Showing 11 changed files with 354 additions and 94 deletions.
diff --git a/.github/workflows/ci.yml b/.github/workflows/ci.yml
@@ -25,10 +25,10 @@ jobs:
             output
 
       - name: Install dependencies
-        run: spago install
+        run: spago -x spago-dev.dhall install
 
       - name: Build source
-        run: spago build --no-install --purs-args '--censor-lib --strict --censor-codes='UserDefinedWarning''
+        run: spago -x spago-dev.dhall build --no-install --purs-args '--censor-lib --strict --censor-codes='UserDefinedWarning''
 
       - name: Run tests
-        run: spago test --no-install
+        run: spago -x spago-dev.dhall test --no-install
diff --git a/CHANGELOG.md b/CHANGELOG.md
@@ -6,10 +6,28 @@ Notable changes to this project are documented in this file. The format is based
 
 Breaking changes:
 
+- `anyChar` will no longer always succeed. It will only succeed on a Basic
+  Multilingual Plane character. The new parser `anyCodePoint` will always
+  succeed. (#119 by @jamesdbrock)
+- Delete the `StringLike` typeclass. Users must delete all `StringLike`
+  constraints. (#119 by @jamesdbrock)
+- Move `updatePosString` to the `String` module and don’t
+  export it. (#119 by @jamesdbrock)
+- Change the definition of `whiteSpace` and `skipSpaces` to
+  `Data.CodePoint.Unicode.isSpace`. (#119 by @jamesdbrock)
+
 New features:
 
+- Add primitive parsers `anyCodePoint` and `satisfyCodePoint` for parsing
+  `CodePoint`s. (#119 by @jamesdbrock)
+- Add `match` combinator (#119 by @jamesdbrock)
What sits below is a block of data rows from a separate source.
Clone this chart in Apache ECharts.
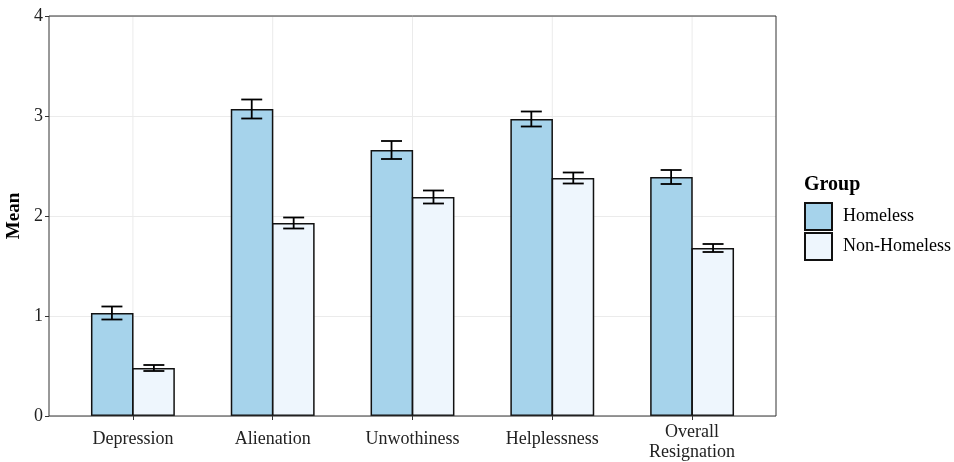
<!DOCTYPE html>
<html>
<head>
<meta charset="utf-8">
<script src="https://cdn.jsdelivr.net/npm/echarts@6/dist/echarts.min.js"></script>
<style>html,body{margin:0;padding:0;background:#fff}#c{width:954px;height:462px}</style>
</head>
<body>
<div id="c"></div>
<script>
const categories = ['Depression', 'Alienation', 'Unwothiness', 'Helplessness', 'Overall\nResignation'];
const groups = ['Homeless', 'Non-Homeless'];
const homeless = [1.03, 3.07, 2.66, 2.97, 2.39];
const homelessSE = [0.065, 0.095, 0.09, 0.075, 0.07];
const nonHomeless = [0.48, 1.93, 2.19, 2.38, 1.68];
const nonHomelessSE = [0.03, 0.055, 0.065, 0.055, 0.04];
const yTicks = [0, 1, 2, 3, 4];

const colors = ['#a6d3eb', '#eef6fd'];
const FONT = '"Liberation Serif", "DejaVu Serif", serif';

const errData = [];
categories.forEach((c, i) => {
  errData.push([i, homeless[i], homelessSE[i], 0]);
  errData.push([i, nonHomeless[i], nonHomelessSE[i], 1]);
});

const chart = echarts.init(document.getElementById('c'), null, {renderer: 'canvas'});
const option = {
  animation: false,
  textStyle: {fontFamily: FONT},
  grid: [
    {left: 49, right: 178, top: 16, bottom: 46, outerBoundsMode: 'none', containLabel: false,
     show: true, borderColor: '#333', borderWidth: 1, backgroundColor: 'transparent', z: 3},
    {left: 63, right: 192, top: 16, bottom: 46, outerBoundsMode: 'none', containLabel: false}
  ],
  xAxis: [
    {type: 'value', gridIndex: 0, show: false, min: 0, max: 1},
    {type: 'category', gridIndex: 1, data: categories,
     axisLine: {show: false},
     axisTick: {show: true, alignWithLabel: true, length: 4, lineStyle: {color: '#333', width: 1}},
     splitLine: {show: false},
     axisLabel: {color: '#222', fontFamily: FONT, fontSize: 18, margin: 23, lineHeight: 21,
                 verticalAlign: 'middle', interval: 0,
                 formatter: v => {
                   const parts = v.split('\n');
                   if (parts.length === 1) return v;
                   return '{p|' + parts[0] + '}\n{q|' + parts.slice(1).join(' ') + '}';
                 },
                 rich: {
                   p: {fontSize: 18, lineHeight: 26, verticalAlign: 'bottom', fontFamily: FONT, color: '#222'},
                   q: {fontSize: 18, lineHeight: 21, fontFamily: FONT, color: '#222'}
                 }}}
  ],
  yAxis: [
    {type: 'value', gridIndex: 0, min: 0, max: 4, interval: 1,
     name: 'Mean', nameLocation: 'middle', nameGap: 17, nameRotate: 90,
     nameTextStyle: {fontFamily: FONT, fontSize: 19, fontWeight: 'bold', color: '#000'},
     axisLine: {show: false},
     axisTick: {show: true, length: 4, lineStyle: {color: '#333'}},
     axisLabel: {color: '#222', fontFamily: FONT, fontSize: 18, margin: 6,
                 formatter: v => yTicks.includes(v) ? String(v) : ''},
     splitLine: {show: true, lineStyle: {color: '#ebebeb', width: 1}}},
    {type: 'value', gridIndex: 1, min: 0, max: 4, show: false}
  ],
  legend: {
    data: groups,
    orient: 'vertical', left: 804, top: 202, padding: 0,
    itemWidth: 27, itemHeight: 27, itemGap: 1,
    icon: 'rect',
    textStyle: {fontFamily: FONT, fontSize: 18, color: '#000', padding: [0, 0, 0, 6]}
  },
  graphic: [
    {type: 'text', left: 804, top: 175, style: {text: 'Group', font: 'bold 20px "Liberation Serif"', fill: '#000'}}
  ],
  series: [
    {type: 'custom', xAxisIndex: 1, yAxisIndex: 1, z: 1, silent: true,
     data: categories.map((c, i) => [i]),
     renderItem: (params, api) => {
       const p0 = api.coord([api.value(0), 0]);
       const p1 = api.coord([api.value(0), 4]);
       return {type: 'line', shape: {x1: p0[0], y1: p0[1], x2: p1[0], y2: p1[1]},
               style: {stroke: '#ebebeb', lineWidth: 1}};
     }},
    {name: groups[0], type: 'bar', xAxisIndex: 1, yAxisIndex: 1, data: homeless,
     barGap: '-3%', barCategoryGap: '40%', z: 2,
     itemStyle: {color: colors[0], borderColor: '#111', borderWidth: 1.5}},
    {name: groups[1], type: 'bar', xAxisIndex: 1, yAxisIndex: 1, data: nonHomeless,
     barGap: '-3%', barCategoryGap: '40%', z: 2,
     itemStyle: {color: colors[1], borderColor: '#111', borderWidth: 1.5}},
    {type: 'custom', xAxisIndex: 1, yAxisIndex: 1, z: 4, silent: true,
     data: errData,
     renderItem: (params, api) => {
       const idx = api.value(0), m = api.value(1), se = api.value(2), g = api.value(3);
       const band = api.size([1, 0])[0];
       const off = (g === 0 ? -0.15 : 0.15) * band;
       const top = api.coord([idx, m + se]);
       const bot = api.coord([idx, m - se]);
       const x = top[0] + off;
       const hw = 0.075 * band;
       const st = {stroke: '#000', lineWidth: 1.8};
       return {type: 'group', children: [
         {type: 'line', shape: {x1: x, y1: top[1], x2: x, y2: bot[1]}, style: st},
         {type: 'line', shape: {x1: x - hw, y1: top[1], x2: x + hw, y2: top[1]}, style: st},
         {type: 'line', shape: {x1: x - hw, y1: bot[1], x2: x + hw, y2: bot[1]}, style: st}
       ]};
     }}
  ]
};
chart.setOption(option);
</script>
</body>
</html>
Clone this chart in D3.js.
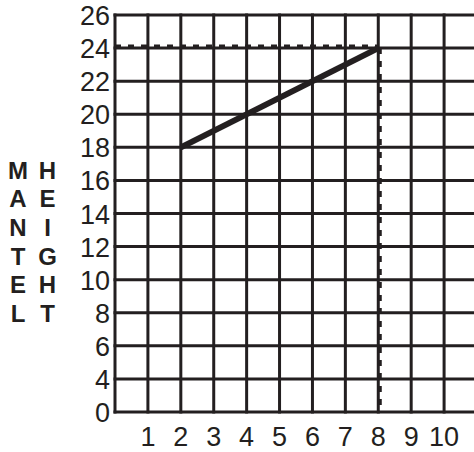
<!DOCTYPE html>
<html>
<head>
<meta charset="utf-8">
<script src="https://cdn.jsdelivr.net/npm/d3@7"></script>
<style>
  html, body { margin: 0; padding: 0; background: #fff; }
  svg { display: block; }
</style>
</head>
<body>
<script>
// ---- data ----
const xTickValues = [1, 2, 3, 4, 5, 6, 7, 8, 9, 10];
const xGridValues = [0, 1, 2, 3, 4, 5, 6, 7, 8, 9, 10, 11];
// broken axis: the bottom gridline is labelled "0", next one "4"
const yTickValues = [2, 4, 6, 8, 10, 12, 14, 16, 18, 20, 22, 24, 26];
const yTickLabels = ["0", "4", "6", "8", "10", "12", "14", "16", "18", "20", "22", "24", "26"];
const lineX = [2, 8];
const lineY = [18, 24];
const guideX = [0, 8, 8];
const guideY = [24, 24, 2];
const titleLeft = ["M", "A", "N", "T", "E", "L"];
const titleRight = ["H", "E", "I", "G", "H", "T"];

const W = 474, H = 452;
const ink = "#231f20";

const svg = d3.select("body").append("svg").attr("width", W).attr("height", H);

const x = d3.scaleLinear().domain([0, 11]).range([115, 477]);
const y = d3.scaleLinear().domain([2, 26]).range([412, 15]);

// grid
const grid = svg.append("g").attr("stroke", ink).attr("stroke-width", 3).attr("stroke-linecap", "square");
grid.selectAll("line.v").data(xGridValues).join("line").attr("class", "v")
  .attr("x1", d => x(d)).attr("x2", d => x(d))
  .attr("y1", y(26)).attr("y2", y(2));
grid.selectAll("line.h").data(yTickValues).join("line").attr("class", "h")
  .attr("x1", x(0)).attr("x2", x(11))
  .attr("y1", d => y(d)).attr("y2", d => y(d));

// dashed guides
svg.append("line")
  .attr("x1", x(guideX[0])).attr("x2", x(guideX[1]))
  .attr("y1", y(guideY[0]) - 2).attr("y2", y(guideY[1]) - 2)
  .attr("stroke", ink).attr("stroke-width", 3).attr("stroke-dasharray", "6,7");
svg.append("line")
  .attr("x1", x(guideX[1]) + 2).attr("x2", x(guideX[2]) + 2)
  .attr("y1", y(guideY[1])).attr("y2", y(guideY[2]))
  .attr("stroke", ink).attr("stroke-width", 3).attr("stroke-dasharray", "6,7");

// data line
svg.append("path")
  .datum(lineX.map((d, i) => [d, lineY[i]]))
  .attr("d", d3.line().x(d => x(d[0])).y(d => y(d[1])))
  .attr("fill", "none").attr("stroke", ink).attr("stroke-width", 6);

// y tick labels
svg.append("g").selectAll("text").data(yTickValues).join("text")
  .attr("x", 110).attr("y", d => y(d) + 10)
  .attr("text-anchor", "end")
  .attr("font-family", "Liberation Sans, Arial, sans-serif")
  .attr("font-size", 27).attr("fill", ink)
  .text((d, i) => yTickLabels[i]);

// x tick labels
svg.append("g").selectAll("text").data(xTickValues).join("text")
  .attr("x", d => x(d)).attr("y", 446)
  .attr("text-anchor", "middle")
  .attr("font-family", "Liberation Sans, Arial, sans-serif")
  .attr("font-size", 27).attr("fill", ink)
  .text(d => d);

// vertical stacked title
const tg = svg.append("g")
  .attr("font-family", "Liberation Sans, Arial, sans-serif")
  .attr("font-weight", "bold").attr("font-size", 24).attr("fill", ink)
  .attr("text-anchor", "middle");
tg.selectAll("text.l").data(titleLeft).join("text").attr("class", "l")
  .attr("x", 18).attr("y", (d, i) => 178.5 + i * 28.7).text(d => d);
tg.selectAll("text.r").data(titleRight).join("text").attr("class", "r")
  .attr("x", 47.5).attr("y", (d, i) => 178.5 + i * 28.7).text(d => d);
</script>
</body>
</html>
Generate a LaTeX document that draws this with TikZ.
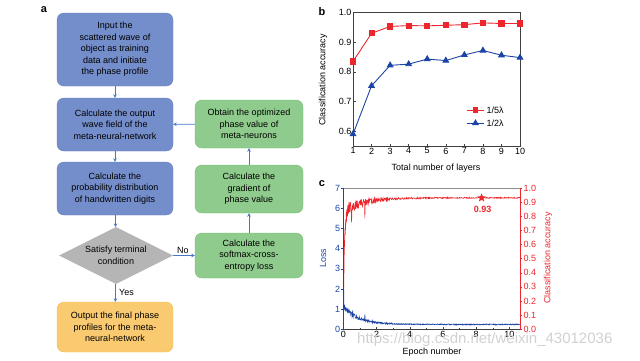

+- Add benchmark suite (#119 by @jamesdbrock)
+- Split the dev dependencies out into `spago-dev.dhall`.
+
 Bugfixes:
 
+- Unicode correctness (#119 by @jamesdbrock)
+
 Other improvements:
 
 ## [v6.0.2](https://github.com/purescript-contrib/purescript-parsing/releases/tag/v6.0.2) - 2021-05-09
@@ -26,12 +44,12 @@ Other improvements:
 ## [v6.0.0](https://github.com/purescript-contrib/purescript-parsing/releases/tag/v6.0.0) - 2021-02-26
 
 Breaking changes:
-- Improved performance of `string` and update `StringLike` to have `stripPrefix` as a class member instead of `indexOf` (#93) 
+- Improved performance of `string` and update `StringLike` to have `stripPrefix` as a class member instead of `indexOf` (#93)
 - Non-empty combinators now return `NonEmptyList` (#102)
 - Added support for PureScript 0.14 and dropped support for all previous versions (#101)
 
 New features:
-- Derived `Generic` instance of Position (#87) 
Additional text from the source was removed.